A condition qu'ils soient désarmés et qu'ils respectent la légalité de ce futur
état, pourquoi les juifs israéliens qui s'y trouvent déjà ne pourraient-ils pas
continuer à y vivre ? A condition aussi que l'état palestinien assure leur
sécurité, voire qu'il leur accorde la nationalité palestinienne... Il y a bien
un gros million de Palestiniens en Israël et personne ne songerait à les
transférer de l'autre côté du Jourdain. En tous cas voila un enjeu majeur pour
l'identité de l'état palestinien que de dire s'il y aura ou non des juifs dans
sa population. Malheureusement, tel qu'il se profile pour l'instant, cet état
prend modèle sur le nationalisme arabe des années 50, avec notamment une recomposition
exclusivement arabo-muslmane de sa population... et raoust juden comme dab ! Ne
nous fions pas à l'exemple de Gaza, car ce qui a pu fonctionner à Gaza malgré
les cris et les larmes, ne fonctionnera pas dans le reste des Territoires vu le
nombre de colons et la dissémination des implantations.
On sait que nul ne pourra chasser par la force les centaines de milliers
d'Israéliens qui y sont installés, et pour certains d'entre eux depuis plus de
trente ans. Ou alors ce sera un bain de sang, un chaos indescriptible, une
horreur. Aucun dirigeant israélien ne prendra ce risque, non seulement par
conviction mais aussi parce que l'ensemble de la population israélienne est
profondément marquée par l'épuration ethnique qui a eu lieu au cours des années
50-60 dans les pays arabes. Il faut que l'on comprenne enfin que l'inconscient
collectif israélien est davantage structuré par cette épuration que par
Auschwitz, et qu'elle détermine toutes les réactions de ce peuple.
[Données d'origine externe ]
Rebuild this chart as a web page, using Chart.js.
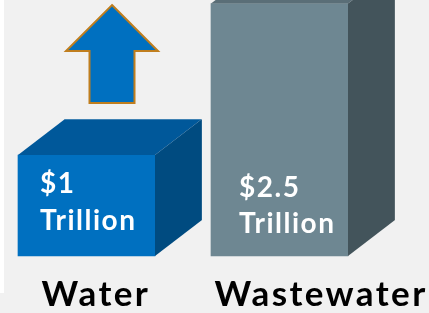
<!DOCTYPE html>
<html>
<head>
<meta charset="utf-8">
<title>Water vs Wastewater</title>
<script src="https://cdn.jsdelivr.net/npm/chart.js@4"></script>
<style>
  body { margin: 0; background: #f1f1f1; }
  #strip { position: absolute; left: 0; top: 0; width: 4px; height: 293px; background: #fff; }
  #wrap { position: absolute; left: 0; top: 0; width: 429px; height: 313px; }
</style>
</head>
<body>
<div id="strip"></div>
<div id="wrap"><canvas id="chart"></canvas></div>
<script>
// data
var categories = ['Water', 'Wastewater'];
var needs = [1, 2.5];                       // trillion $
var valueLines = [['$1', 'Trillion'], ['$2.5', 'Trillion']];
var arrowFrom = 1.515, arrowTo = 2.485;     // "growing" arrow above the water bar

// colours for the three faces of each box
var frontColors = ['#0070c0', '#6e8792'];
var topColors   = ['#00589a', '#5a6e77'];
var sideColors  = ['#004b80', '#43545b'];

var depthX = 47, depthY = 36;
var labelInset = [22, 28];
var fontFam = 'Lato, "DejaVu Sans", sans-serif';

var boxPlugin = {
  id: 'boxPlugin',
  afterDatasetsDraw: function (chart) {
    var c = chart.ctx;
    var bars = chart.getDatasetMeta(0).data;
    c.save();
    for (var i = 0; i < bars.length; i++) {
      var b = bars[i];
      var l = b.x - b.width / 2, r = b.x + b.width / 2, t = b.y, btm = b.base;
      // top face
      c.beginPath();
      c.moveTo(l, t);
      c.lineTo(l + depthX, t - depthY);
      c.lineTo(r + depthX, t - depthY);
      c.lineTo(r, t);
      c.closePath();
      c.fillStyle = topColors[i];
      c.fill();
      // side face
      c.beginPath();
      c.moveTo(r, t);
      c.lineTo(r + depthX, t - depthY);
      c.lineTo(r + depthX, btm - depthY);
      c.lineTo(r, btm);
      c.closePath();
      c.fillStyle = sideColors[i];
      c.fill();
      // faint light edges
      c.strokeStyle = 'rgba(255,255,255,0.25)';
      c.lineWidth = 1;
      c.beginPath();
      c.moveTo(l + depthX, t - depthY + 0.5);
      c.lineTo(r + depthX, t - depthY + 0.5);
      c.lineTo(r + depthX, btm - depthY);
      c.stroke();
    }
    c.restore();
  },
  afterDraw: function (chart) {
    var c = chart.ctx;
    var bars = chart.getDatasetMeta(0).data;
    var y = chart.scales.y;
    c.save();

    // value text inside front faces
    c.fillStyle = '#ffffff';
    c.font = 'bold 28px ' + fontFam;
    c.letterSpacing = '1.5px';
    c.textAlign = 'left';
    c.textBaseline = 'alphabetic';
    for (var i = 0; i < bars.length; i++) {
      var l = bars[i].x - bars[i].width / 2 + labelInset[i];
      c.fillText(valueLines[i][0], l, y.getPixelForValue(0.62) + (i ? 4 : 0));
      c.fillText(valueLines[i][1], l, y.getPixelForValue(0.26) + (i ? 3 : 0));
    }

    // category names under the boxes
    c.fillStyle = '#000000';
    c.font = 'bold 35px ' + fontFam;
    c.letterSpacing = '2.4px';
    var under = [bars[0].x - 45, bars[1].x - 65];
    for (var j = 0; j < categories.length; j++) {
      c.fillText(categories[j], under[j], 306);
    }
    c.letterSpacing = '0px';

    // arrow
    var ax = bars[0].x + depthX / 2 + 2;
    var yTip = y.getPixelForValue(arrowTo);
    var yBot = y.getPixelForValue(arrowFrom);
    var yHead = yTip + (yBot - yTip) * 0.47;
    c.beginPath();
    c.moveTo(ax, yTip);
    c.lineTo(ax + 46, yHead);
    c.lineTo(ax + 22.5, yHead);
    c.lineTo(ax + 22.5, yBot);
    c.lineTo(ax - 22.5, yBot);
    c.lineTo(ax - 22.5, yHead);
    c.lineTo(ax - 46, yHead);
    c.closePath();
    c.fillStyle = '#0070c0';
    c.fill();
    c.lineWidth = 2;
    c.lineJoin = 'miter';
    c.strokeStyle = '#c07e1e';
    c.stroke();
    c.restore();
  }
};

new Chart(document.getElementById('chart'), {
  type: 'bar',
  data: {
    labels: categories,
    datasets: [{
      data: needs,
      backgroundColor: frontColors,
      borderWidth: 0,
      barThickness: 137,
      clip: false
    }]
  },
  options: {
    responsive: true,
    maintainAspectRatio: false,
    animation: false,
    devicePixelRatio: 1,
    layout: { padding: { left: 86.5, right: 149.5, top: 0, bottom: 57 } },
    plugins: { legend: { display: false }, tooltip: { enabled: false } },
    scales: {
      x: { display: false, offset: false },
      y: { display: false, min: 0, max: 2.535 }
    }
  },
  plugins: [boxPlugin]
});
</script>
</body>
</html>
Tant qu'on
n'aura pas appelé par son nom la déjudaïsation des pays arabes, aucun israélien
ne trouvera juste de quitter les Territoires. Il ne s'agit pas d'une position
politique extrémiste mais l'expression d'un trauma ; une plaie encore béante
dans le cour de tous les juifs orientaux.
Voila pourquoi les dirigeants palestiniens devraient rompre avec les pratiques
du nationalisme arabe et le dire ; rompre aussi avec l'idée que les transferts
de population peuvent se faire aussi facilement que le déplacement de pions sur
un échiquier. Si on prenait au sérieux les revendications palestiniennes en la
matière ( retour des réfugiés et évacuation des colonies ) on retrouverait
plusieurs millions de personnes sur les routes entre la Galilée et la Mer
Rouge, comme lors de la partition de l'Inde en 1947, avec les massacres qui
s'ensuivirent. Il faut donc que les Palestiniens se résolvent à penser
autrement. Tant qu'ils continueront à confondre la tutelle militaire d'Israël
et la présence juive sur leur territoire, il n'y aura pas de dénouement. Qu'ils
déclarent inacceptable l'occupation mais acceptable la population juive déjà
présente, et tout sera différent. Qu'ils garantissent à ces juifs les mêmes
droits que l'état israélien garantit aux musulmans installés dans ses
frontières, et tout deviendra possible. En bref, il faut qu'ils passent du
modèle arabe de libération nationale au modèle sud africain. Là-bas, les
fanatiques ont dû plier devant la nouvelle réalité parce que Mandéla n'a
surtout pas imposé aux blancs la fameuse alternative du FLN algérien imposée
aux pieds-noirs : la valise ou le cercueil. Au contraire, l'idée juste et
grande de Mandéla aura été de garantir d'abord à tous les habitants, blancs ou
noirs, leur droit de vivre en Afrique du Sud. Le droit du sol, en quelque
sorte. C'est pourquoi il n'y a pas eu là-bas de remake du drame algérien. Et le
droit du sol qui a primé en Afrique du Sud doit primer dans le Moyen Orient pacifié dont tout
le monde rêve, à part les fanatiques.